The missile flew more than 700km before landing in the Sea of Japan (East Sea).

It impacted "so close to Russian soil ... the President cannot imagine that Russia is pleased", the White House said, adding that North Korea "has been a flagrant menace for far too long".

Russia's defence ministry later said the missile landed about 500km from its border and posed no threat.

Trump's national security adviser, HR McMaster, had phone conversations with his counterparts in Japan and South Korea to discuss the situation.

China, which has been under growing US pressure to help rein in the nuclear-armed North, called for restraint.

"All relevant parties should exercise restraint and refrain from further aggravating tensions in the region," the foreign ministry said.

Multiple sets of UN and US sanctions against North Korea have done little to deter it from pursuing its nuclear and missile ambitions.

Before the missile test, the US Treasury said it was considering "every tool in our arsenal" to cut off sources of international financing for illegal activities in the North.

Trump has threatened military action, but recently appeared to have softened his stance, saying he would be "honoured" to meet leader Kim Jong-Un under the right conditions.

New South Korean President Moon Jae-In, who was inaugurated on Wednesday, has also been conciliatory.
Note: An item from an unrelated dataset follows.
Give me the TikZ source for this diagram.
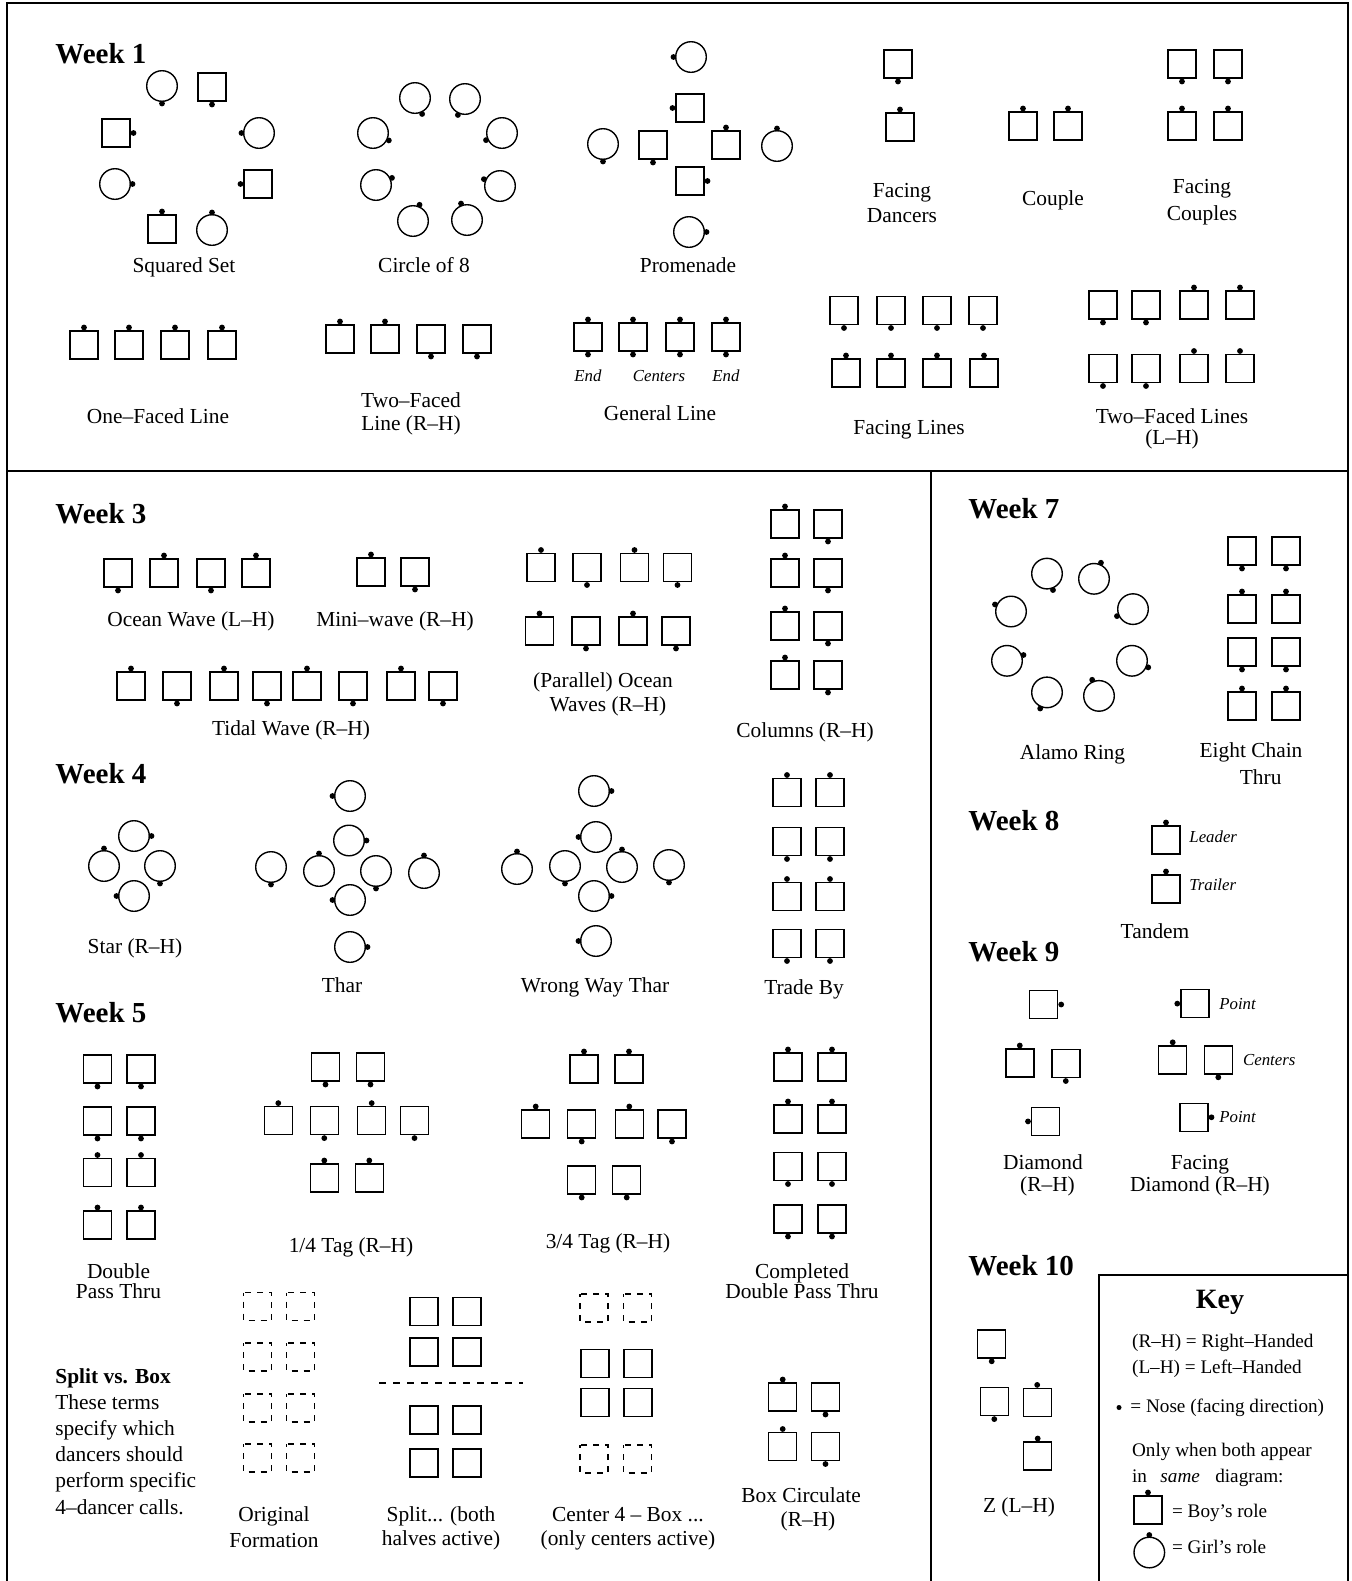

But he slammed the missile test as a "reckless provocation" after holding an emergency meeting with national security advisers.

Moon said Seoul strongly condemned this "grave challenge to the peace and security of the Korean peninsula and the international community", according to his spokesperson Yoon Young-Chan.

'Seeking leverage' 

Moon, unlike his conservative predecessors, advocates reconciliation with Pyongyang, but warned on Sunday that dialogue would be possible "only if the North changes its attitude".

Moon had said in his inauguration speech that he was willing to visit Pyongyang "in the right circumstances" to ease tensions.

The North itself would be willing to hold talks with the US if the conditions are right, according to Choe Son-Hui, a senior official at the North's foreign ministry, on Saturday.

"The North is apparently trying to test Moon and see how his North Korea policy as well as policy coordination between the South and the US will take shape," said Yang Moo-Jin, professor at the University of North Korea Studies in Seoul.

The launch was also aimed at "maximising the North's political leverage" ahead of possible negotiations with the US, as Pyongyang and Washington both recently signalled they were open to talks, he added.

"The North wants to show before negotiations that their precious, powerful weapon is not something they would give up so easily," Yang said.

The missile test is likely to embarrass Beijing, which was hosting an international summit on Sunday to promote its ambitious global trade infrastructure project.

Russian President Vladimir Putin and his Chinese counterpart Xi Jinping discussed the Korean situation on the sidelines of the meeting and "both parties expressed their concern over the escalation of tensions", Kremlin spokesperson Dmitry Peskov told reporters.

The European Union, in a statement in Brussels, called the test-launch a "threat to international peace and security".

But China, the isolated North's sole major ally and economic lifeline, has been reluctant to upset the status quo in Pyongyang and risk an influx of refugees from its neighbour.

'Fast progress'

The latest test was the North's first launch since a controversial US missile defence system deployed in the South became operational on May 2. It follows a failed April 29 ballistic missile test by Pyongyang.

Japanese Prime Minister Shinzo Abe slammed the latest launch as "totally unacceptable" and a "grave threat" to Tokyo.

The North has staged two atomic tests and dozens of missile launches since the start of last year in its quest to develop an intercontinental ballistic missile capable of delivering a nuclear warhead to the US mainland.

The US Pacific Command said Sunday's launch did not appear to be an ICBM.

Yang said, however, it showed "fast progress" in Pyongyang's missile capability.

The missile was fired from a site near the northwestern city of Kusong. A previous test at the same site in February sent a missile 500km, far less than Sunday's launch.